Malavika Sarukkai converses the way she dances. Her kohl-rimmed eyes are focused, presence poised and passion unmarred. “It all looks so effortless. Doesn’t it?,” she says with a smile. It really isn’t. “There I am on stage, a dead space, alone, with a thousand eyes staring, who think this is a performance, and I have to meditate. I have to use my body as the instrument, transcend it and make those present see the dance and not the dancer. Because beyond that body is the silence, the experience a dancer lives for,” says Sarukkai, 58, who has been feted by the critics as flawless in her technique and abhinaya.
Draped in a pink silk and wearing temple jewellery in silver, she is perched on a big black chair in the lobby of Delhi’s India International Centre. When she makes an arc with her left arm to explain the difference between adavus (steps) and just bare movements, it’s a glimpse into the idea of sitting with her in the alcove of her sanctuary and letting her take us on her meditative journey. Today, at Delhi’s Kamani Auditorium, through Thari – The Loom, Sarukkai will reflect on the design and play of the thread and how the journey of a sari becomes a metaphor for life itself. “I give a certain freedom to myself to work with the classical but also expand the range. This is not just through the movement vocabulary but also in concept. Thari is a natural outcome of that,” she says, about her
It was an article in a newspaper that inspired Thari, which was by a sociologist Arti Kalra who had written about the Kanjeevaram sari. “It was a factual description, but within that I saw a concept, shimmering beneath — to explore the design and play of thread. It was as simple as that. Inspiration is like an ambush,” says Sarukkai, who met weavers to understand how the loom functions, its rhythm and how she could work with it in terms of dance. “I have always been inspired to create choreography, but not necessarily from the repertoire I am comfortable with. I have stepped out, taken risks, tried to do things. But I just can’t take off. It has to stir me. I enjoy going outside the narrative of the classical repertoire — the figurative and the descriptive — which is so beautifully done in classical dance,” says Sarukkai. She remembers how a Fred Astaire film, in which people just walk and break into a dance, inspired her to choreograph Krishna. “Inspiration can be from anywhere; as long as it isn’t imitation,” she says.
But Sarukkai has always been drawn to abstraction. Even when she presented shringara, 30 years ago — the man-woman relationship — she didn’t want to do it through Alapadma hasta (fully bloomed lotus mudra). “I wondered if I could, through just movement, arrest the masculine and the feminine. I wondered if there was a way to present it through abstraction,” says Sarukkai.

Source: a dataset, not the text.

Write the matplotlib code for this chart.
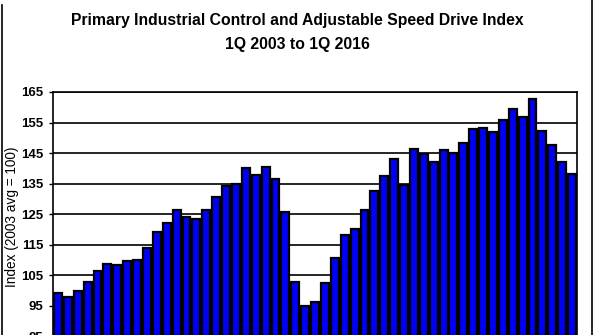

Thari — The Loom, born out of Sarukkai’s passion for the avant-garde, is also one of her few group productions; Vamatara, being another which she presented last year. “I like the energy of dancing with the younger dancers. But do I like the solo? I love it,” says Sarukkai. She recalls how she had to make an entrance in the rehearsal. “I saw the space and I took it. And the dancers were like, but akka, we have to enter too. And then I realised that I can’t look at this production as a soloist. I need to be sensitive,” she says.
For Sarukkai, who was born and raised in Mumbai and began taking Bharatanatyam lessons when she was seven, dance became her sanctuary. “I was not very happy with the world, the problems and complications. I would come to dance and be free,” says Sarukkai, who trained under Kalyanasundaram Pillai of the Thanjavur school and Rajaratnam of the Vazhuvoor School. She later learnt abhinaya under Kalanidhi Narayanan and Odissi under Kelucharan Mohapatra.
What disappoints Sarukkai at this point in time, however, is that people in India cannot differentiate between mediocrity and excellence. She sees a lot of ‘horizontal’ and not a lot of ‘vertical’ presentations. “Why is an artist after excellence? No one has asked her to do so. As a society, we need to be able to discriminate. Recognise and validate those who are really going beyond the boundary of creative imagination, who have chosen the longer route,” says Sarukkai.